Agribisnis Alpukat: Meraup Untung dari Buah "Emas Hijau"

Ilustrasi Agribisnis Alpukat Potensi Hasil Panen

Agribisnis alpukat kini telah menjelma menjadi salah satu sektor pertanian paling menjanjikan di Indonesia. Bukan lagi sekadar buah pelengkap jus atau salad, alpukat telah naik kelas menjadi komoditas bernilai tinggi baik di pasar domestik maupun internasional. Permintaan yang terus meningkat, didorong oleh tren gaya hidup sehat global dan kesadaran nutrisi, menjadikan budidaya alpukat sebuah investasi yang layak dipertimbangkan oleh para pelaku agribisnis.

Potensi Pasar yang Tidak Pernah Surut

Kunci utama keberhasilan agribisnis alpukat terletak pada permintaan pasar yang stabil dan cenderung meningkat. Alpukat kaya akan lemak tak jenuh tunggal, vitamin, dan mineral, yang sangat digemari oleh konsumen yang mencari alternatif pengganti karbohidrat atau lemak jenuh. Varietas unggul seperti Hass, Kendil, dan Aligator menjadi primadona. Hass, misalnya, sangat dicari oleh industri pengolahan dan ekspor karena tekstur lembut dan umur simpannya yang relatif baik.

Di Indonesia, fluktuasi harga seringkali terjadi karena masalah distribusi dan panen musiman. Namun, bagi petani atau korporasi yang mampu menerapkan manajemen rantai pasok yang modern—mulai dari penanaman sesuai standar ekspor (GAP - Good Agricultural Practices), teknik pascapanen yang tepat, hingga kemitraan dengan industri pengolahan—margin keuntungan bisa sangat besar. Keberhasilan bukan hanya terletak pada kuantitas hasil panen, tetapi juga pada kualitas yang seragam.

Tantangan Budidaya Modern

Meskipun prospeknya cerah, agribisnis alpukat menghadapi tantangan teknis yang signifikan. Pohon alpukat memerlukan manajemen air yang sangat ketat; kelebihan air dapat menyebabkan busuk akar, sementara kekurangan air saat pembentukan buah akan menurunkan kualitas. Selain itu, pemilihan bibit unggul dan lahan yang tepat sangat krusial. Diperlukan analisis kesuburan tanah yang mendalam sebelum menentukan lokasi tanam.

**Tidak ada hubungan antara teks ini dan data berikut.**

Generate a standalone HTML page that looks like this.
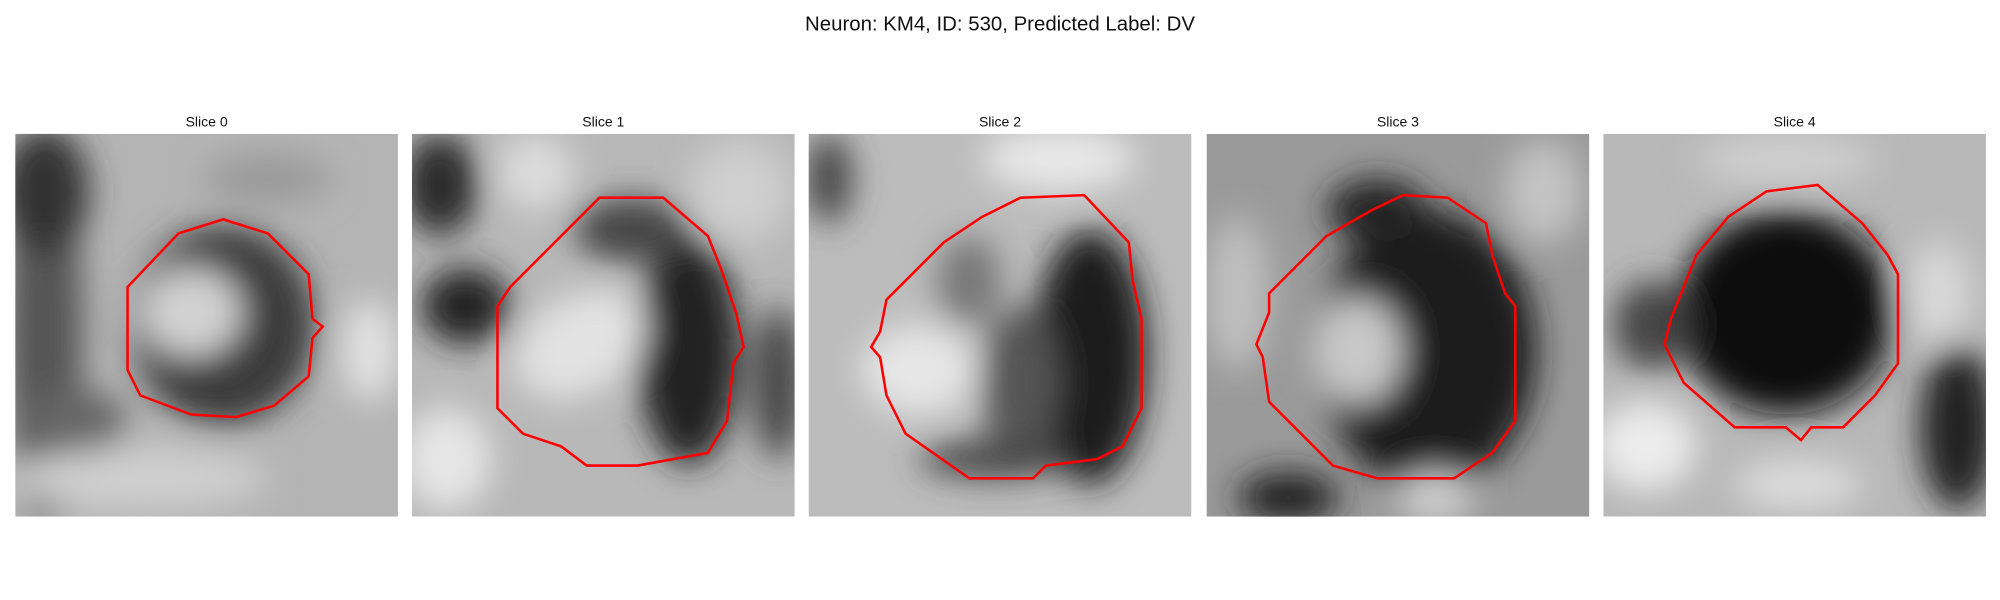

Hama dan penyakit seperti antraknosa dan penggerek batang juga menjadi ancaman serius. Petani modern harus beralih dari pendekatan kimiawi semata menuju Pengendalian Hama Terpadu (PHT). Integrasi teknologi, seperti sensor kelembaban tanah dan pemantauan cuaca berbasis data, mulai diadopsi oleh perusahaan agribisnis skala besar untuk meminimalkan risiko gagal panen dan meningkatkan efisiensi penggunaan input pertanian.

Inovasi dalam Pengolahan Pascapanen

Nilai jual alpukat dapat ditingkatkan secara drastis melalui hilirisasi. Alpukat segar memiliki umur simpan yang pendek, namun ketika diolah, nilainya melesat. Beberapa produk olahan yang sedang berkembang pesat antara lain: minyak alpukat (digunakan dalam kosmetik dan makanan gourmet), tepung alpukat instan, hingga avocado oil-based produk kecantikan. Investasi pada fasilitas pengolahan sekunder ini memastikan bahwa hasil panen tetap bernilai tinggi meskipun terjadi kelebihan pasokan di pasar buah segar.

Indonesia, dengan iklim tropis yang mendukung, memiliki potensi untuk menjadi eksportir alpukat utama. Namun, ini membutuhkan standardisasi mutu yang konsisten sesuai dengan regulasi negara tujuan. Membangun merek alpukat Indonesia yang terpercaya di mata dunia adalah langkah strategis jangka panjang yang harus didukung oleh seluruh pemangku kepentingan dalam ekosistem agribisnis ini. Dengan manajemen yang profesional dan fokus pada inovasi, alpukat benar-benar adalah "emas hijau" bagi perekonomian agraris.

Pengembangan klaster budidaya terpadu, yang menggabungkan riset, produksi bibit, budidaya skala besar, hingga pemasaran terintegrasi, menjadi model bisnis yang paling menjanjikan untuk memastikan keberlanjutan dan profitabilitas sektor agribisnis alpukat di masa depan.